Description
Scalable Spike-and-Slab
Description
A scalable Gibbs sampling implementation for high dimensional Bayesian regression with the continuous spike-and-slab prior. Niloy Biswas, Lester Mackey and Xiao-Li Meng, "Scalable Spike-and-Slab" (2022) <arXiv:2204.01668>.
README.md
ScaleSpikeSlab (S^3)
This package contains algorithms for Scalable Spike-and-Slab (S^3), a scalable Gibbs sampling implementation for high-dimensional Bayesian regression with the continuous spike-and-slab prior.
It is based on the article "Scalable Spike-and-Slab", by Niloy Biswas, Lester Mackey and Xiao-Li Meng. The folder inst
contains scripts to reproduce the results of the article.
Installation
The package can be installed from R via:
# install.packages("devtools")
devtools::install_github("niloyb/ScaleSpikeSlab/R_package")

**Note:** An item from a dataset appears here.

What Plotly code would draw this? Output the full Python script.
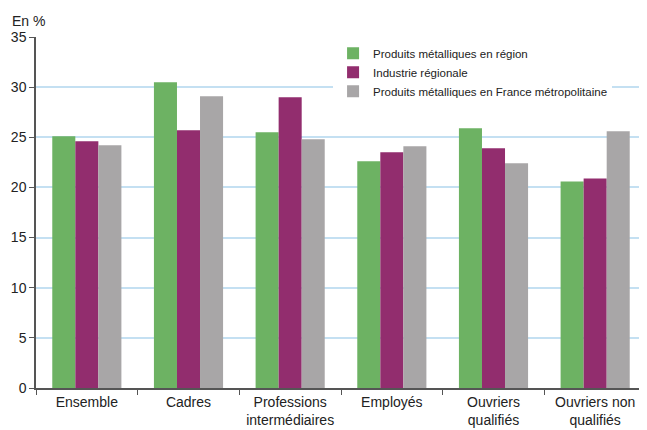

# Install dependencies Rcpp, RcppEigen
install.packages(c("Rcpp", "RcppEigen"))
# Install additional packages to help with parallel computation and plotting
install.packages(c("doParallel", "doRNG", "foreach", "dplyr", "tidyr",
"ggplot2", "latex2exp", "reshape2", "ggpubr"))
A tutorial with Riboflavin GWAS data
Import data and select hyperparameters.
set.seed(1)
library(ScaleSpikeSlab)
# Riboflavin linear regression dataset of Buhlmann et al. (2014)
data(riboflavin)
X <- riboflavin$x
Xt <- t(X)
y <- riboflavin$y
# Choose hyperparamters
params <- spike_slab_params(n=nrow(X),p=ncol(X))
Run MCMC with S^3
library(doParallel)
registerDoParallel(cores = detectCores()-1)
library(foreach)
no_chains <- 50
sss_chain_z_output <-
foreach(i = c(1:no_chains), .combine=rbind)%dopar%{
sss_chain <- spike_slab_linear(chain_length=5e3,burnin=1e3,X=X,Xt=Xt,y=y,
tau0=params$tau0,tau1=params$tau1,q=params$q,
verbose=FALSE,store=FALSE)
return(as.vector(sss_chain$z_ergodic_avg))
}
Plot Spike-and-Slab marginal posterior probabilities for variable selection
library(dplyr)
library(ggplot2)
library(latex2exp)
riboflavin_df <-
data.frame(post_prob_mean=apply(sss_chain_z_output,2,mean),
post_prob_sd=apply(sss_chain_z_output,2,sd),
cov_index=c(1:ncol(X)), no_chains=no_chains) %>%
arrange(desc(post_prob_mean)) %>%
mutate(xaxis =1:n())
ggplot(riboflavin_df, aes(x=xaxis, y=post_prob_mean)) +
geom_point(size=2) +
geom_errorbar(aes(ymax=(post_prob_mean+3*post_prob_sd/sqrt(no_chains)),
ymin=(post_prob_mean-3*post_prob_sd/sqrt(no_chains))),
position=position_dodge(.9)) +
xlab('Riboflavin Covariates') +
ylab(TeX('Marginal posterior probabilities')) +
scale_x_continuous(trans='log10') + theme_classic(base_size = 12)